My diet continues as a strict vegetarian/liberal vegan:  outside of  a little 1/2 & 1/2 in my coffee I eat 100% vegan at home, but am relaxed when eating out.  Usually I settle for vegetarian: eggs & cheese, as the gluten free already restricts me.  Yesterday I 'caved' and had calamari and then some shrimp & lobster on a portabella at a restaurant, the first time since my pre-birthday splurge of a hamburger with blue cheese and bacon that I've eaten anything previously alive.  Despite this my weight is still up, probably because of  the damn prednisone that is still required.  At least I'm not gaining, and hope  when the weather improves that I'll be able to walk again.  Right now it's been so damn cold I can't even clear off the treadmill on the porch to walk.

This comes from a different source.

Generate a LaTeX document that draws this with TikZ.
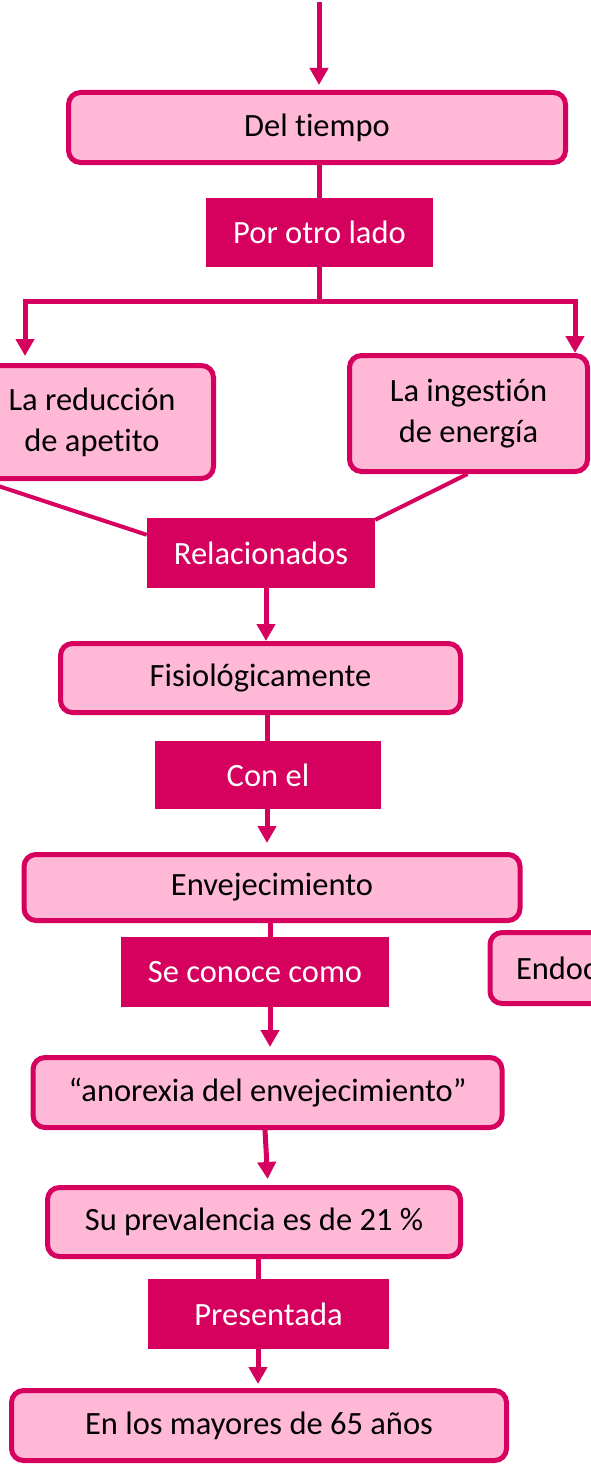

Cooking & shopping are major expenditures of  time, which is to be expected with a major shift in eating plans.  I've turned into a regular Betty Crocker, apron and all, several times a week.  Once I start settling on some regular recipes it should get easier.  Gratitude again for my friends Kim & Rick, who started vegan a few months before me due to her autoimmune issues.  They have been wonderful sources of  information; as well as the internet.   It  is amazing the number of blogs that come up when you put in 'gluten free vegan recipes'.  It definitely has made the whole process much more do-able, although it has regularly reinforced my decision that it could not have been done before stopping work as it is very labor intensive.  

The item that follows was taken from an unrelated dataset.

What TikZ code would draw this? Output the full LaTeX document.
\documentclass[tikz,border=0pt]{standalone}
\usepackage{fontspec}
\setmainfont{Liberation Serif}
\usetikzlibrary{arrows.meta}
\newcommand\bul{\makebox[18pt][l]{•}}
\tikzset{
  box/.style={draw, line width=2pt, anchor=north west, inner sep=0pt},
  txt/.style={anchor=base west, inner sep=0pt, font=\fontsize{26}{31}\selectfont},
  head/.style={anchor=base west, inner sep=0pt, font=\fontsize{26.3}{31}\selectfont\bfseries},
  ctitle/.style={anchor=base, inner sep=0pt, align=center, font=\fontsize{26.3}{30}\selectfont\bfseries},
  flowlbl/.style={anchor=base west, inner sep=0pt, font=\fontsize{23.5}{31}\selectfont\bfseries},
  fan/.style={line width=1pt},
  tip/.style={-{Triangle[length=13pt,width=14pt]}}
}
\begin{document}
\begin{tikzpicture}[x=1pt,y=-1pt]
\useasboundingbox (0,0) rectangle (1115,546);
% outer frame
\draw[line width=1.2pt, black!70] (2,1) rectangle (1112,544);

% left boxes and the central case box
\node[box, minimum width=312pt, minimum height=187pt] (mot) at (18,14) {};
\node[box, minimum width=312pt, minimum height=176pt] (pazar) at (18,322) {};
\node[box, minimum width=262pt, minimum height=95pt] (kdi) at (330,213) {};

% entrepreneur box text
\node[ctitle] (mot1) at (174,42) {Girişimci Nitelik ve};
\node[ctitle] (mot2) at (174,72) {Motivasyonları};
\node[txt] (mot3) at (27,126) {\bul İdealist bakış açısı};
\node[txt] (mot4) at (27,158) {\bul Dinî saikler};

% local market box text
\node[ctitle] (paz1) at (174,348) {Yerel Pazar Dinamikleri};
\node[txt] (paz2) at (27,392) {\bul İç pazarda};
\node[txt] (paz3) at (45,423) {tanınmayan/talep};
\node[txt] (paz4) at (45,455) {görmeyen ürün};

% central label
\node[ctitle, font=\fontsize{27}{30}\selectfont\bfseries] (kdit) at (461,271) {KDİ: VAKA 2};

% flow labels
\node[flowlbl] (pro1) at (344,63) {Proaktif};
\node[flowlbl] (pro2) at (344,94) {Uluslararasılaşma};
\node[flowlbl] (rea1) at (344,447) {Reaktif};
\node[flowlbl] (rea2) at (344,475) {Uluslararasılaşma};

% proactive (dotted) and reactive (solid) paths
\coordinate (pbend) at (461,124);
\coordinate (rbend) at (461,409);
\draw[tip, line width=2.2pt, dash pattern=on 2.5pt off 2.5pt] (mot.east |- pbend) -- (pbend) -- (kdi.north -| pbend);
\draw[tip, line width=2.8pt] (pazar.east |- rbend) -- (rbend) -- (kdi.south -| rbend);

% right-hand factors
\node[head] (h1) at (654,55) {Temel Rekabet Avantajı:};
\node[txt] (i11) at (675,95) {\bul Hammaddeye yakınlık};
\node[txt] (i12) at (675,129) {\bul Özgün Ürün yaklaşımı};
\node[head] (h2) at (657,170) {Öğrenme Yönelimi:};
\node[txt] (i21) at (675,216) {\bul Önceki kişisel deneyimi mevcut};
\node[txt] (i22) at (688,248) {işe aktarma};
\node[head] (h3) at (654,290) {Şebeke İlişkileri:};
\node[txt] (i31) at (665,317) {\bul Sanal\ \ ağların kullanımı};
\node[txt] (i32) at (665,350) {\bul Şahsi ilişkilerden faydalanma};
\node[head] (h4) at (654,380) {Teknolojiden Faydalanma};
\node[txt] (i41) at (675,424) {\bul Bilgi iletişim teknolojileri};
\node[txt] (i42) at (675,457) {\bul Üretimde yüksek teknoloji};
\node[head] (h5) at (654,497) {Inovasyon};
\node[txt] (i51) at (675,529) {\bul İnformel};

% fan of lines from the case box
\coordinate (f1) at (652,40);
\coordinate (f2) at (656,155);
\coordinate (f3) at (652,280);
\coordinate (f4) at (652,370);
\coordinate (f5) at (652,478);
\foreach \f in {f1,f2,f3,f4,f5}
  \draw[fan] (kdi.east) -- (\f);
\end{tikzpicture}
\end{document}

I've picked up more things at Fellowship.  Was asked to take on Denominations Connections, which is keeping the congregation involved with other UU events; a lot of  this can be done on the computer from home.  I'm also going to be co-facilitating a 6 week course called 'Cakes for the Queen of Heaven' which explores the impact of a patriarchal society on women, exploring the roots of the matriarchal society that existed for thousands of years before Judaism & Christianity.  It's  wonderful introducing women to the concept of feminine Divinity after Western civilization has decreed for years that there is only a male God.

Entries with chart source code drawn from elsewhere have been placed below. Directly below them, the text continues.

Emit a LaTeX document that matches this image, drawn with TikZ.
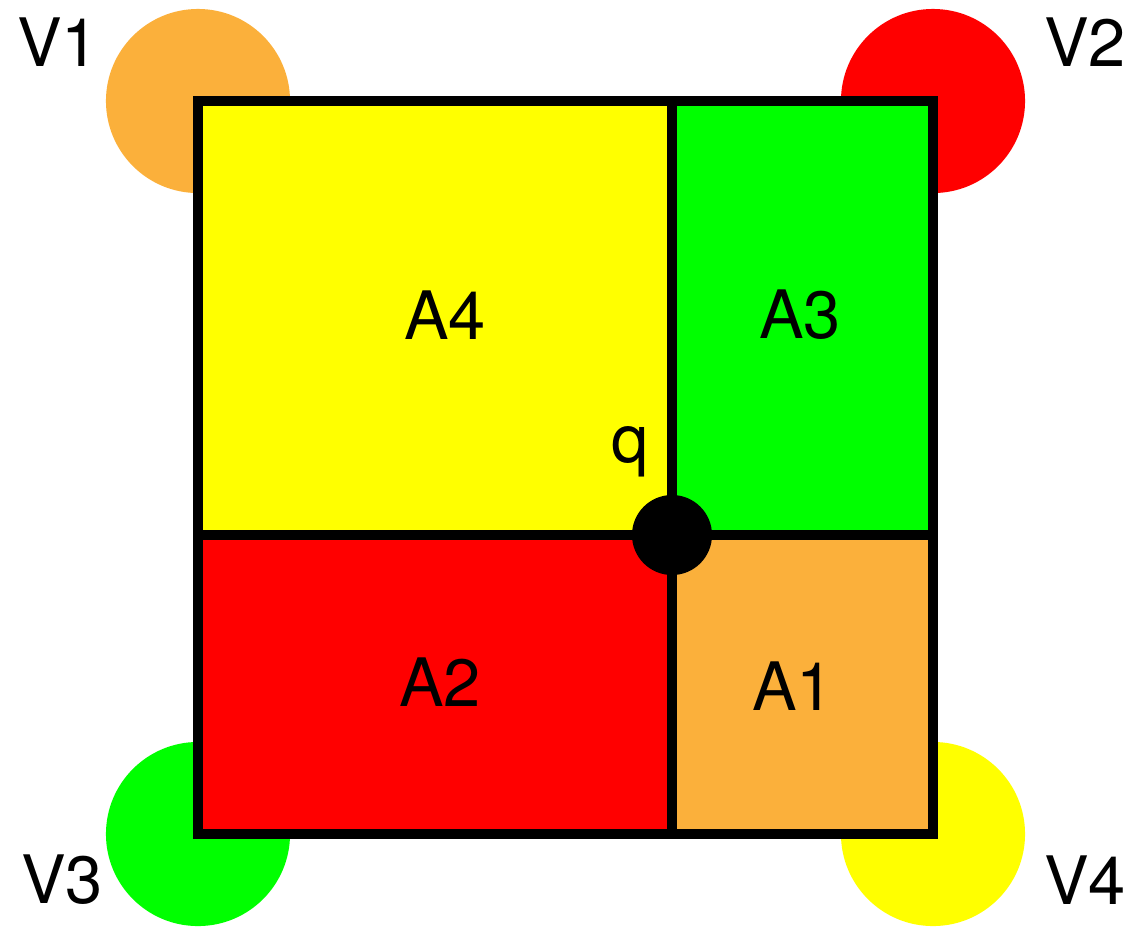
\documentclass[tikz,border=0pt]{standalone}
\usepackage{fontspec}
\setmainfont{TeX Gyre Heros}
\usetikzlibrary{positioning}
\definecolor{vorange}{RGB}{251,176,59}
\definecolor{vred}{RGB}{255,0,0}
\definecolor{vgreen}{RGB}{0,255,0}
\definecolor{vyellow}{RGB}{255,255,0}

\begin{document}
\begin{tikzpicture}[
    x=0.01cm,
    y=-0.01cm,
    vert/.style={circle, minimum size=1.84cm, inner sep=0pt},
    edge/.style={line width=0.1cm},
    lab/.style={font=\fontsize{19}{22}\selectfont, inner sep=0pt}
]
\useasboundingbox (0,0) rectangle (1148,926);
% corner discs
\node[vert, fill=vorange] (c1) at (198,101) {};
\node[vert, fill=vred] (c2) at (933,101) {};
\node[vert, fill=vgreen] (c3) at (198,834) {};
\node[vert, fill=vyellow] (c4) at (933,834) {};
% areas
\fill[vyellow] (198,101) rectangle (672,535);
\fill[vgreen] (672,101) rectangle (933,535);
\fill[vred] (198,535) rectangle (672,834);
\fill[vorange] (672,535) rectangle (933,834);
\draw[edge] (198,101) rectangle (933,834);
\draw[edge] (672,101) -- (672,834);
\draw[edge] (198,535) -- (933,535);
\node[circle, fill, minimum size=0.8cm, inner sep=0pt] (q) at (672,535) {};
% labels
\node[lab] (v1) at (58,42) {V1};
\node[lab] (v2) at (1085,42) {V2};
\node[lab] (v3) at (62,880) {V3};
\node[lab] (v4) at (1085,880) {V4};
\node[lab] (a4) at (445,315) {A4};
\node[lab] (a3) at (800,315) {A3};
\node[lab] (a2) at (440,682) {A2};
\node[lab] (a1) at (793,686) {A1};
\node[lab] (ql) at (630,452) {q};
\end{tikzpicture}
\end{document}
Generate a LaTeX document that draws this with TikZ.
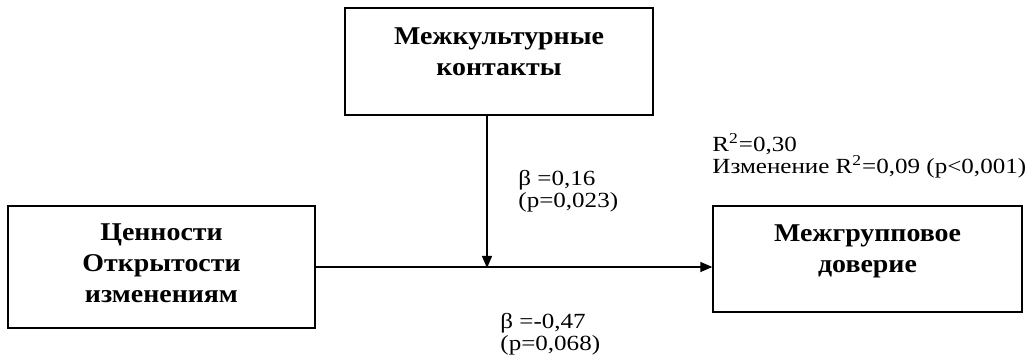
\documentclass[tikz,border=0pt]{standalone}
\usepackage{fontspec}
\setmainfont{Liberation Serif}
\newfontfamily\boxfont[FakeStretch=1.09]{Liberation Serif}
\newfontfamily\statfont[FakeStretch=1.16]{Liberation Serif}
\usetikzlibrary{arrows,arrows.meta}
\usetikzlibrary{positioning,calc}
\tikzset{box/.style={rectangle,draw,line width=0.7pt,inner sep=0pt},
		boxText/.style={align=center,inner sep=0pt,
		                font=\boxfont\fontsize{12.8}{15.5}\selectfont\bfseries},
		stat/.style={align=left,anchor=north west,inner sep=0pt,
		             font=\statfont\fontsize{10.8}{11}\selectfont},
		Dedge/.style={-{Triangle[length=6pt,width=5pt]},line width=0.7pt}}

\begin{document}
\begin{tikzpicture}[x=0.5pt,y=0.5pt]
\useasboundingbox (0,0) rectangle (1036,363);
% boxes
\node[box,minimum width=153.5pt,minimum height=61pt] (values) at (161.5,96) {};
\node[box,minimum width=154pt,minimum height=53.5pt] (contacts) at (499,301.5) {};
\node[box,minimum width=154.5pt,minimum height=53pt] (trust) at (867.5,104) {};
\node[boxText,below=9pt of values.north] (valuesText) {Ценности\\Открытости\\изменениям};
\node[boxText,below=10pt of contacts.north] (contactsText) {Межкультурные\\контакты};
\node[boxText,below=9.5pt of trust.north] (trustText) {Межгрупповое\\доверие};
% arrows
\coordinate (meet) at (487,95);
\draw[Dedge] (values.east) -- (values.east -| trust.west);
\draw[Dedge] (meet |- contacts.south) -- (meet);
% coefficients
\node[stat] (betaMod) at (518,193) {β =0,16\\(p=0,023)};
\node[stat] (betaMain) at (500,50) {β =-0,47\\(p=0,068)};
\node[stat] (rsq) at (712,230) {R\textsuperscript{2}=0,30\\Изменение R\textsuperscript{2}=0,09 (p<0,001)};
\end{tikzpicture}
\end{document}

Kitty update:  Chester is starting to slow down as he is about to turn 13 yo.  While not welcoming to guests he does seem to be less vicious.  With my being home more he has changed some of his patterns, the most notable is he asks to be picked up during my more leisurely breakfast/coffee time; he crawls up around my neck and drapes himself there, sometimes staying for half an hour, or until I have to start moving around.  He always sleeps on top of me, settling between my legs, although occasionally I kick him off because my left hip hurts too much.   Zerla has been on a diet, several months ago she started crying when she was walking, probably due to arthritis setting into her repeatedly repaired knees, she's now 11 yo.  While she has not liked  the food restriction she is moving much more easily now and her coat is much softer--probably because she can reach it more easily to groom.  She now sleeps where Tabitha used to: curled up right next to me on my right side, usually still there in the mornings when we have quality ear scratching/purring time.  KC has also been put on a diet and is now a leaner handsome boy, he is now coming up on the couch with me more  regularly.  Tabitha has been very happy with my Mom for the last 2 1/2 years, but she was recently diagnosed with cancer, not a total surprise as she is 17 years old.  She is still comfortable and happy, as long as she remains so there will be no treatments.

Well, I've put off things for long enough today.  Need to go get blood work done before my repeatedly rescheduled rheumatology and cardiology appointments on Wednesday.  It has been wonderful to be able to not bat an eye at cancelling with bad weather and have an open schedule to make other appointments.  As is being shown on the news lately, and all of you certainly know, driving the pothole-ridden streets is like an obstacle course, and I wince regularly for  the car's suspension system.

There is a crystal clear blue sky outside.  Chester has been right next to the computer this whole time, not sure if it has been to get his ears scratched or the sunbeam he is happily basking in, I suspect the latter!